Chef d’oeuvre considéré comme l’un des premiers films documentaires de l’histoire du cinéma, Nanook of the North a été tourné au Canada, à Port Harrison (aujourd’hui Inukjuak) dans la Baie d’Hudson, au début des années 1920. Son réalisateur, Robert Flaherty, avait déjà mené plusieurs expéditions d’exploration dans le Grand Nord canadien. Il filme ici la vie quotidienne du chasseur Nanouk et de sa famille, de la vente des fourrures à la chasse à l’otarie, la pêche en mer, en passant par la construction de l’igloo…
Ci-dessous une présentation du film (6 minutes) (extraits de Robert Flaherty et l’invention de la mise en scène documentaire, 1994)
Robert Flaherty présente, en plusieurs cartons insérés au début, la genèse de ce film. Il insiste sur sa rencontre avec Nanouk et sa famille, leur implication dans le tournage (les rushs furent projetés au fur et à mesure du tournage). Flaherty présente Nanouk comme « the kindly brave, simple Eskimo » et apprend au public qu’il est mort de faim deux ans après le tournage.
Sur l’affiche ci-dessous et au tout début du film, on repère que le film a été produit avec le financement de Révillon Frères, une grande compagnie de fourrures qui, au début du 20ème siècle, gérait de nombreux postes de traite de fourrure au Canada, mais aussi en Sibérie, et les commercialisait en Amérique et en Europe. C’est sur le lieu d’un de ces postes, Port Harrisson, au bord de la baie d’Hudson, que le tournage de Nanouk a eu lieu.

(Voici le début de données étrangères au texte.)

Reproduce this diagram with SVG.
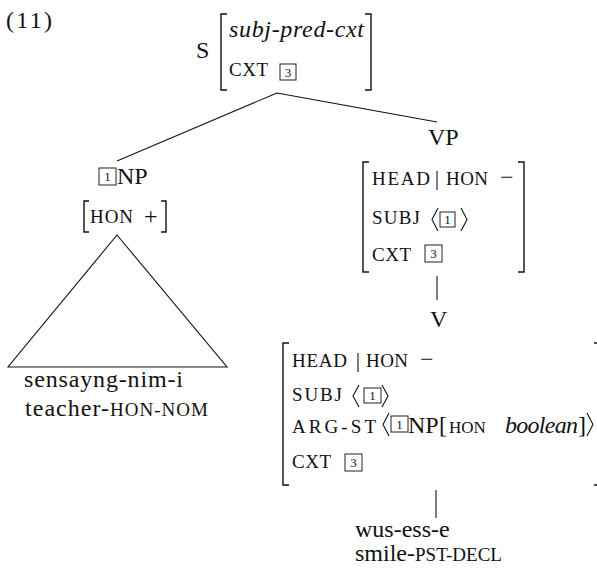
<svg xmlns="http://www.w3.org/2000/svg" width="597" height="571" viewBox="0 0 597 571">
<style>
text{font-family:"Liberation Serif","DejaVu Serif",serif;fill:#111}
.m{font-size:24px}
.sc{font-size:19px}
.it{font-size:24px;font-style:italic}
.d{font-size:13px;text-anchor:middle}
.br{fill:none;stroke:#111;stroke-width:1.4}
.bx{fill:none;stroke:#222;stroke-width:1}
.ln{fill:none;stroke:#111;stroke-width:1.1}
</style>
<text class="m" x="6" y="28" textLength="46">(11)</text>

<g id="connectors">
<path class="ln" d="M277,93 L117,161 M277,93 L437,122"/>
<path class="ln" d="M117,235 L8,367 L227,367 Z"/>
<path class="ln" d="M437,276 V300"/>
<path class="ln" d="M436,490 V518"/>
</g>

<g id="S">
<text class="m" x="196" y="58">S</text>
<path class="br" d="M227,14 H221 V90 H227 M365,14 H371 V90 H365"/>
<text class="it" x="229" y="37" textLength="135">subj-pred-cxt</text>
<text class="sc" x="229" y="76" textLength="39">CXT</text>
<rect class="bx" x="280" y="64" width="16" height="16"/>
<text class="d" x="288" y="77">3</text>
</g>

<g id="NP">
<rect class="bx" x="99" y="168" width="17" height="17"/>
<text class="d" x="107.5" y="181">1</text>
<text class="m" x="117" y="184">NP</text>
<path class="br" d="M89,201 H84 V232 H89 M161,201 H166 V232 H161"/>
<text class="sc" x="90" y="223" textLength="43">HON</text>
<text class="m" x="144" y="224">+</text>
</g>

<g id="NP-leaf">
<text class="m" x="24" y="387" textLength="159">sensayng-nim-i</text>
<text class="m" x="25" y="416"><tspan textLength="84">teacher-</tspan><tspan class="sc" x="110" textLength="98">HON-NOM</tspan></text>
</g>

<g id="VP">
<text class="m" x="428" y="145">VP</text>
<path class="br" d="M369,162 H363 V272 H369 M518,162 H524 V272 H518"/>
<text class="sc" x="372" y="185" textLength="58">HEAD</text>
<path class="ln" d="M437,171 V190"/>
<text class="sc" x="446" y="185" textLength="42">HON</text>
<text class="m" x="500" y="185">−</text>
<text class="sc" x="372" y="224" textLength="48">SUBJ</text>
<path class="ln" d="M438,208 L432,219.5 L438,231 M461,208 L467,219.5 L461,231"/>
<rect class="bx" x="440" y="212" width="15" height="15"/>
<text class="d" x="447.5" y="224">1</text>
<text class="sc" x="372" y="261" textLength="39">CXT</text>
<rect class="bx" x="425" y="245" width="17" height="17"/>
<text class="d" x="433.5" y="258">3</text>
</g>

<g id="V">
<text class="m" x="430" y="327">V</text>
<path class="br" d="M289,343 H283 V485 H289 M594,343 H600 V485 H594"/>
<text class="sc" x="292" y="367" textLength="55">HEAD</text>
<path class="ln" d="M358,353 V372"/>
<text class="sc" x="366" y="367" textLength="42">HON</text>
<text class="m" x="420" y="367">−</text>
<text class="sc" x="292" y="401" textLength="50">SUBJ</text>
<path class="ln" d="M359,385 L353,396 L359,407 M382,385 L388,396 L382,407"/>
<rect class="bx" x="364" y="388" width="17" height="15"/>
<text class="d" x="372.5" y="400">1</text>
<text class="sc" x="292" y="433" textLength="84">ARG-ST</text>
<path class="ln" d="M389,413 L383,424.5 L389,436 M587,413 L593,424.5 L587,436"/>
<rect class="bx" x="391" y="416" width="17" height="16"/>
<text class="d" x="399.5" y="429">1</text>
<text class="m" x="408" y="433">NP</text>
<text class="m" x="439" y="433">[</text>
<text class="sc" x="449" y="433" style="font-size:17px">HON</text>
<text class="it" x="505" y="433" textLength="73">boolean</text>
<text class="m" x="578" y="433">]</text>
<text class="sc" x="292" y="468" textLength="39">CXT</text>
<rect class="bx" x="345" y="454" width="17" height="17"/>
<text class="d" x="353.5" y="467">3</text>
</g>

<g id="V-leaf">
<text class="m" x="355" y="537">wus-ess-e</text>
<text class="m" x="355" y="561">smile-<tspan class="sc">PST-DECL</tspan></text>
</g>
</svg>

Pour filmer le quotidien de ses personnages, Robert Flaherty fait construire un demi-igloo spécifique qui lui permet d’installer sa caméra et d’avoir plus de lumière.

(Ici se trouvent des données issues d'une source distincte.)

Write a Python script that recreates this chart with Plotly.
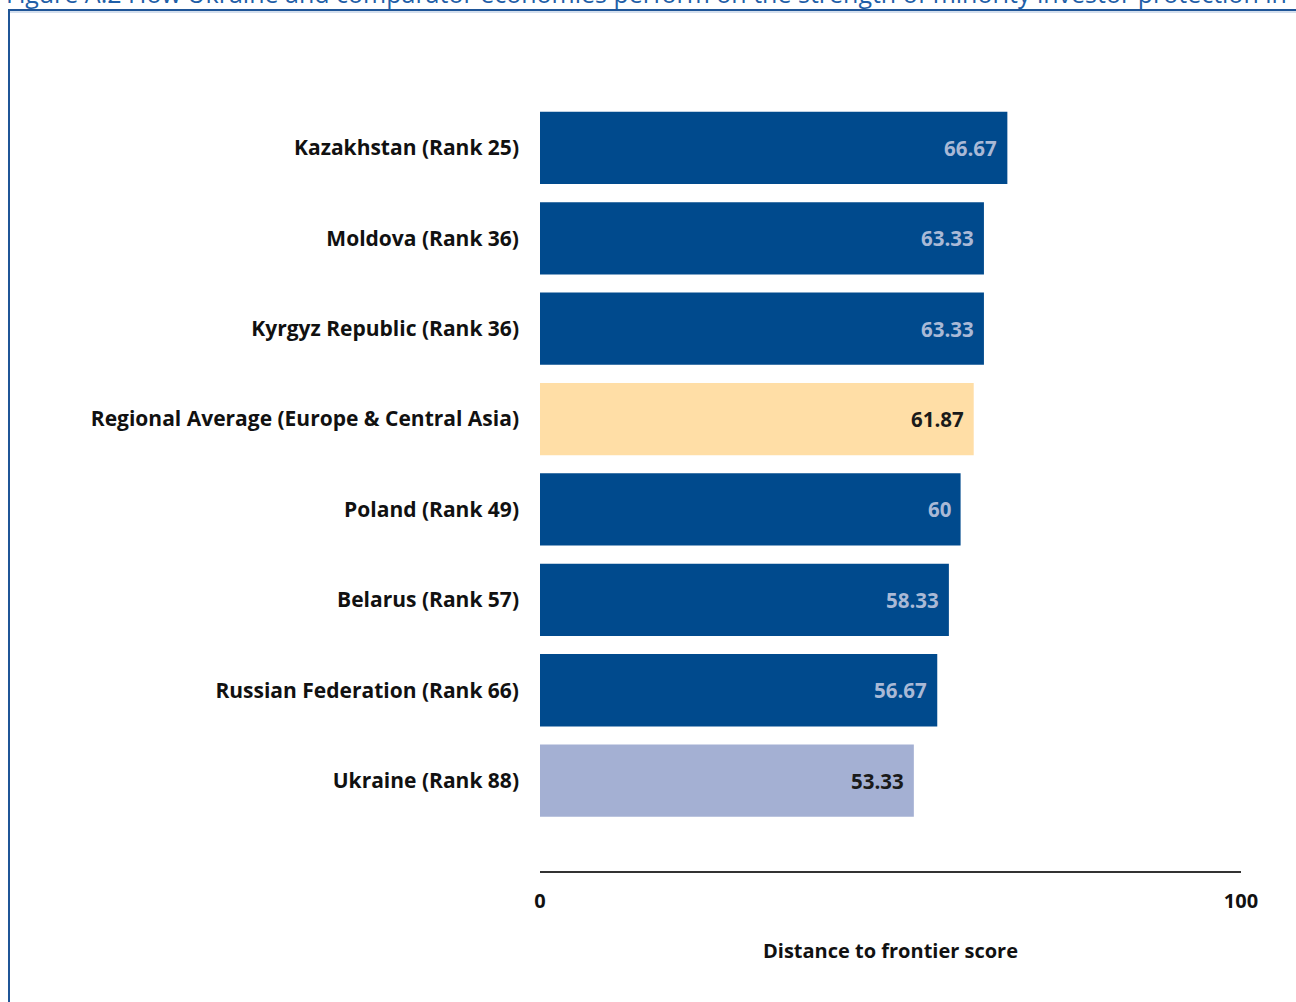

Extraordinaire témoignage ethnographique, Nanouk l’Esquimau a soulevé dès sa sortie des questions sur les méthodes, les images et la réalisation de ce qu’on n’appellait pas encore « documentaire » ou « cinéma du réel ». Nanouk et sa famille jouent leur propre rôle, reconstituent avec Flaherty les scènes de leur vie quotidienne, qui n’en sont pas pour autant moins « vraies » ! Le premier « documentaire-fiction » de l’histoire du cinéma.
- La fiche de présentation du film réalisé pour « Ecole et cinéma », par l’académie de Poitiers et sur le site cafédesimages.
- Le site du ciné-club de Caen
Nanouk l’esquimau est un film historiquement important : s’il participe, comme le rappelle André Bazin dans son article « Le cinéma et l’exploration », à un filon de l’époque que le critique nomme les films « blancs » et qui rencontre le succès à la suite du film d’Herbert G. Pounting, L’éternel silence, « Nanouk de R. Flaherty demeure le chef d’œuvre. »
De fait, le film pose les bases du « cinéma-vérité » (repris plus tard par Jean Rouch, Pierre Perrault ou, sur des modes différents, Joris Ivens et plus récemment Denis Gheerbrant ou Lisandro Alonso dans son film La Libertad) et, plus spécifiquement, du cinéma ethnographique. Nanouk reste par ailleurs un film de référence, souvent cité par Godard, peu apprécié par Truffaut qui, pourtant, selon Rivette, réalisera avec Les 400 coups, un film ressemblant drôlement à du Flaherty, analysé par Bazin afin d’appuyer sa théorie du « montage interdit « , pris enfin comme exemplaire de la structure des films de l’image-action (Situation – Action – Situation) par Gilles Deleuze.
Le documentaire : entre réalité et fiction…
Godard raconte : « Quand on lit le récit du tournage de Nanouk de Flaherty, qu’on prend pour un documentaire, on apprend que Flaherty a payé ses Esquimaux, il s’est disputé avec eux, il les a forcés à pêcher du poisson tous les jours alors qu’ils n’en avaient pas envie, bref, il a fait une équipe de cinéma avec eux et ce fut du coup un ethnologue formidable. »
Ces propos anecdotiques laissent entendre que la vérité documentaire ne peut pas s’atteindre par un rapport direct de la caméra à la réalité, rapport toujours illusoire, mais par un travail de cinéma, de mise en scène et de choix qui organise le propos. De fait, si Nanouk l’Esquimau s’attache à retracer la vie des Esquimaux, parfois par des panneaux très didactiques, si Flaherty travaille au plus proche du geste quotidien (la chasse, la construction de l’igloo, la vie familiale, la lutte contre le milieu), enfin si certains plans sont réalisés clairement en prise directe sans travail de mise en scène immédiat (on pense notamment aux visages souriants regardant la caméra), il n’empêche que le travail de fiction n’est jamais loin.